EPSRC Reference: GR/S55538/01
Title: Towards Semantics-Preserving Secure Language Infrastructure: Foundations & Applications to Secure Information Flow
Principal Investigator: Yoshida, Professor N
Other Investigators:
Researcher Co-Investigators:
Dr M Berger
Project Partners:
Department: Computing
Organisation: Imperial College London
Scheme: Standard Research (Pre-FEC)
Starts: 07 April 2004 Ends: 06 April 2007 Value (£): 14,027
EPSRC Research Topic Classifications:
Fundamentals of Computing
EPSRC Industrial Sector Classifications:
Communications Information Technologies
Related Grants:
GR/S55545/01
Panel History:  
Summary on Grant Application Form
At the practical level, this research aims at developing a general technical foundation by which a producer of software can verify its safety by checking its souce code, which is then compiled into an executable code with a safety proof so that a user can check the safety of the delivered code solely by verifying the executable code combined with the safety proof.

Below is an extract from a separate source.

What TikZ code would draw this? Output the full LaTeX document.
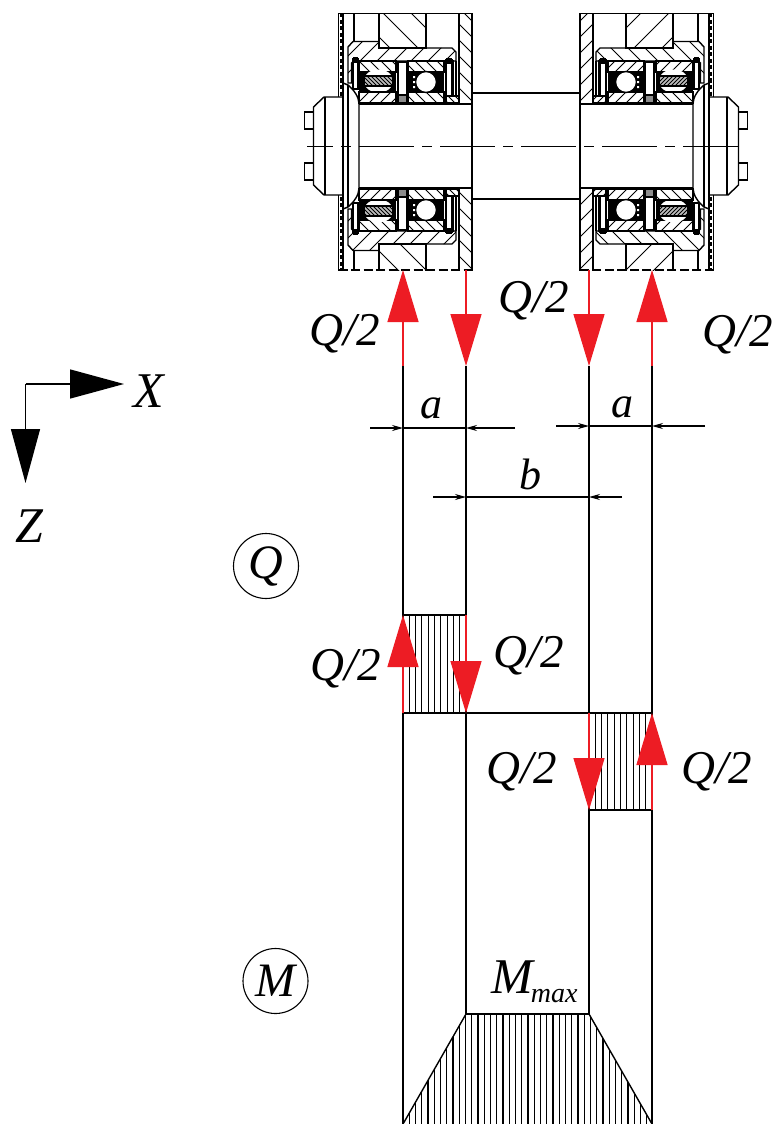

In particular it should treat not only simple properties such as type-safety but also advanced properties such as various security concerns. Built on the research on proof-carrying coe (PCC), a central technical contribution of the project is to allow safety properties in a high-level code to be carried down to the low-level code throughout the compilation process, which has been difficult due to the use of function-based intermediate languages in existing PCC technologies. Capitalising on our recent work on the faithful embedding of lambda-calculi in the pi-calculus, we develop low-level pi-calculi which preserve all benefits of existing intermediate languages and which, in addition, allows more flexible representation of intermediate code. Among others it is now feasible, aided by powerful type structure, to preserve semantics while compiling source code to intermedaite code and, in effect, to the target code. We extend the pi-calculus with low-level operations and advanced type structure. and use the resulting calculus to construct a prototype semantic preserving compiler with end-to-end secure information flow assurance.